Why did NTSC engineers choose a color subcarrier frequency of 3.579545 MHz?

That frequency was chosen so that the chrominance signal's components would fall between the luminance signal's components in the frequency spectrum, allowing black-and-white sets to ignore the color signal with minimal interference. Because precision frequency dividers of the 1953 era could not generate it cleanly, engineers built it as a composite of small integers: 5 times 7 times 9 MHz divided by 8 times 11.

Why was the CBS color television system rejected in favor of NTSC color?

The CBS system was incompatible with existing black-and-white sets; it reduced scan lines from 525 to 405 and used a spinning color wheel.

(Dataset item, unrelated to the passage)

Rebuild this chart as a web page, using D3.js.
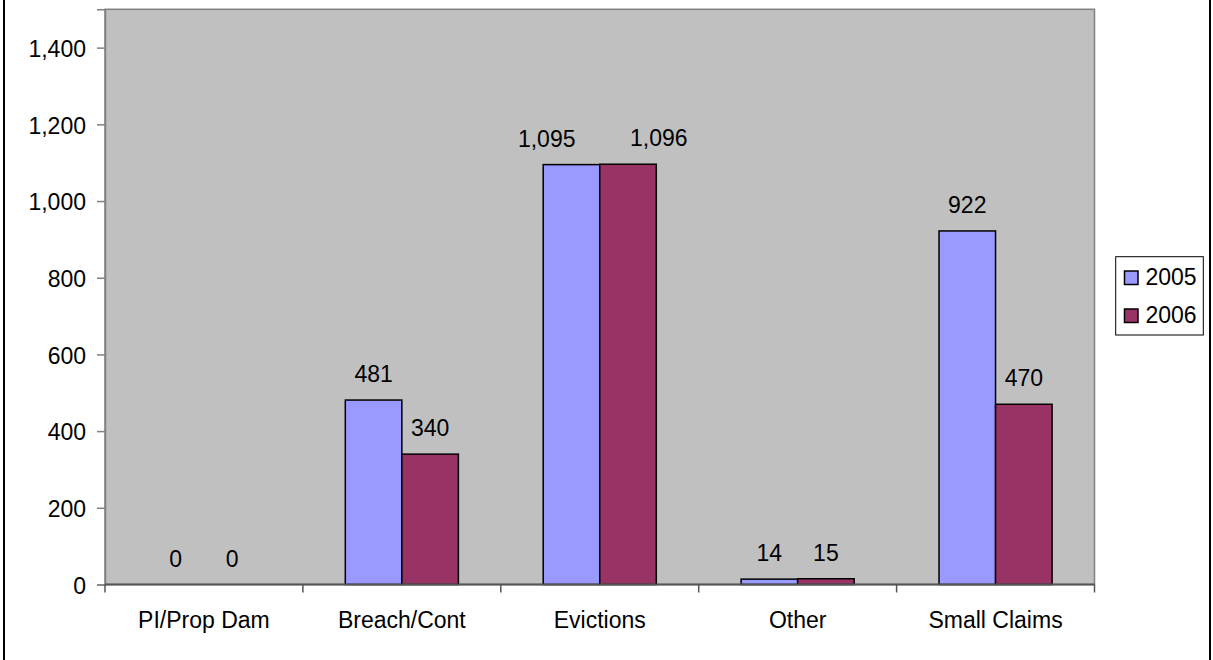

RCA used legal action to delay its commercial use, and the Office of Defense Mobilization banned color-set production in October 1951 during the Korean War. CBS formally withdrew its system in March 1953, and the FCC approved the NTSC compatible color standard on the 17th of December 1953.

What does the nickname Never The Same Color mean for NTSC?

Never The Same Color was a backronym used by video professionals and television engineers to mock NTSC's susceptibility to color drift. Vacuum-tube electronics through the 1960s allowed reception problems to shift the phase of the color burst, altering hue balance, which is why NTSC sets were fitted with a manual tint control.

When did the United States shut down NTSC analog broadcasts?

Most full-power NTSC over-the-air transmissions in the United States ended on the 12th of June 2009, after a deadline originally set for February 17 of that year was moved. Low-power stations faced a 2015 cutoff, with some Channel 6 stations allowed to operate until the 13th of July 2021 under an FCC extension.